Dec 18 — 2nd O Antiphon – O Adonai

Thursday December 18

I am writing today’s post by candle & oil lamp light as DTE takes the first steps toward a renovation of UDM’s McNichols electrical infrastructure.  When power goes out,  the building goes quiet — no compressors,  no fans — remarkable how those sounds of living with an electric light & power grid come to feel natural.  The stillness inside the house allows sounds from outside to get some attention, traffic from Livernois can whisper and be noticed so that it is not only sirens that reminds us that we work in a city.   While writing this at 7:40 power returned to our building, compressors and fans return to their duties and so do we.

Robert Frost writes about dim light as an essential need.  Here is his poem, posted to celebrate a morning begun with batteries, candles and some stillness.

Robert Frost “The Literate Farmers and the Planet Venus”
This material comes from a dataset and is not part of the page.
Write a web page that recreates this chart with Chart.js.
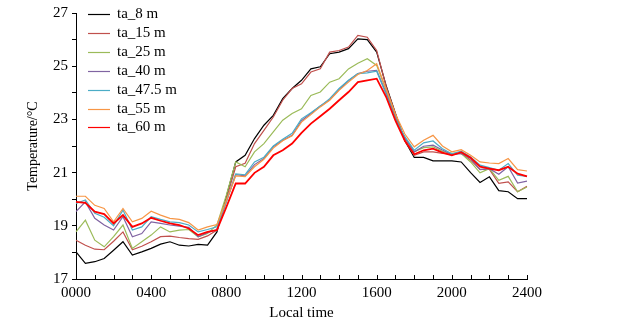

Here come the stars to character the skies,
And they in the estimation of the wise
Are more divine than any bulb or arc,
Because their purpose is to flash and spark,
But not to take away the precious dark.
We need the interruption of the night
To ease attention off when overtight,
To break our logic in too long a flight,
And ask us if our premises are right

Have a blest day,

 

john sj

Die 17 Decembris

Today’s Post:  “O Adonai”

To listen to the Antiphon sung in Gregorian Chant  —>   https://www.youtube.com/watch?v=CvafrxZ_Ww4

Malcolm Guite is a poet and singer-songwriter living in Cambridge. He is a priest, chaplain, teacher and author.  (http://malcolmguite.wordpress.com/)

December 18: O Lord

O Adonai
Unsayable, you chose to speak one tongue,
Unseeable, you gave yourself away,
The Adonai, the Tetragramaton
Grew by a wayside in the light of day.
O you who dared to be a tribal God,
To own a language, people and a place,
Who chose to be exploited and betrayed,
If so you might be met with face to face,
Come to us here, who would not find you there,
Who chose to know the skin and not the pith,
Who heard no more than thunder in the air,
Who marked the mere events and not the myth.
Touch the bare branches of our unbelief
And blaze again like fire in every leaf.